Under the Kerkorian-Benninger-Aubrey scheme to save MGM, much of the back lot located on the pricey West Side of metropolitan Los Angeles was going on the block. The land itself was worth tens of millions to developers. To use it for costly warehousing to preserve the old stern-wheeler from Showboat or the racing chariots from Ben-Hur or The Unsinkable Molly Brown’s brass bed or Civil War cannons from Gone With the Wind . . . or Greta Garbo’s hats . . . or Dorothy’s old ruby slippers—well, that penciled out very badly in a cost-benefit analysis. The stuff had to go. Soundstages had to go. Andy Hardy’s hometown, Scarlett O’Hara’s Tara plantation, the streets of Old New York, and Tarzan’s jungle all had to go.
It would take twenty days to complete the auction. Actress Debbie Reynolds was there most days. She spent a reported $600,000 buying up costumes, pieces of sets from award-winning movies, and various props hoping to preserve them for a future Hollywood museum. She considered the massive auction a “sad and stupid” waste of Hollywood’s priceless past. “I sobbed every day,” she said.

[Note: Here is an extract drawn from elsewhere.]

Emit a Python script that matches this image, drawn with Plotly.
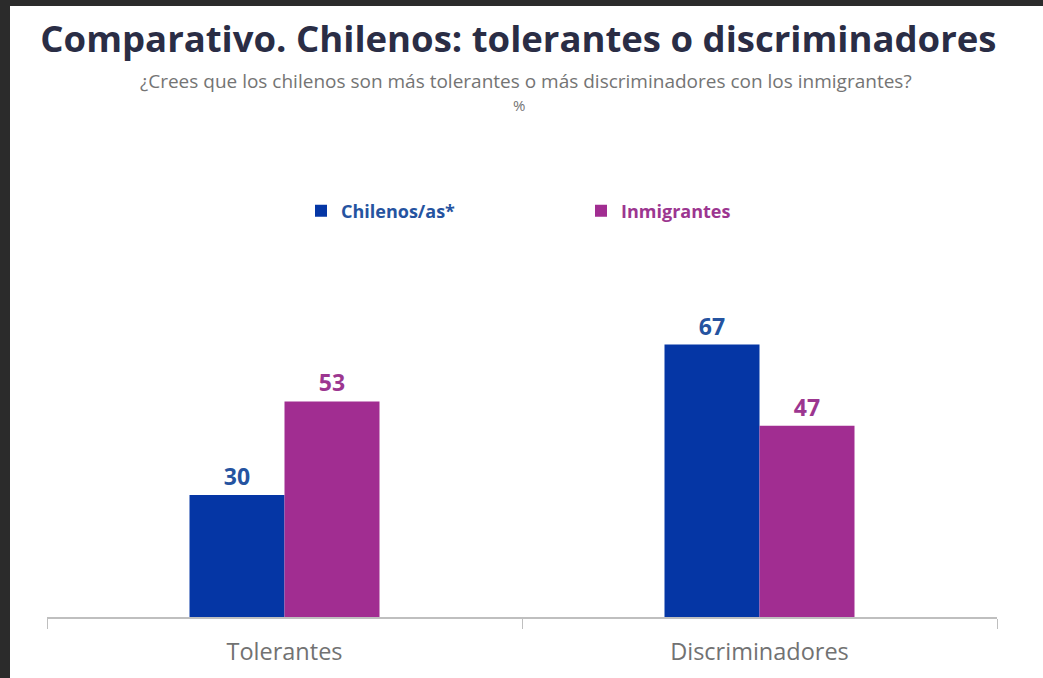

The MGM liquidation campaign started months before any opening bids in the auction that would make Debbie Reynolds cry. The studio’s entire camera department was shut down and its equipment sold to Panavision. It was cheaper to rent cameras as needed than to store idle equipment and pay camera operators whether they were shooting or waiting for their next project. The New York executive offices on Avenue of the Americas were shut down and returned to Culver City. Aubrey had a sign marking his parking spot. Kirk requested that his be marked simply with his lucky number “21.”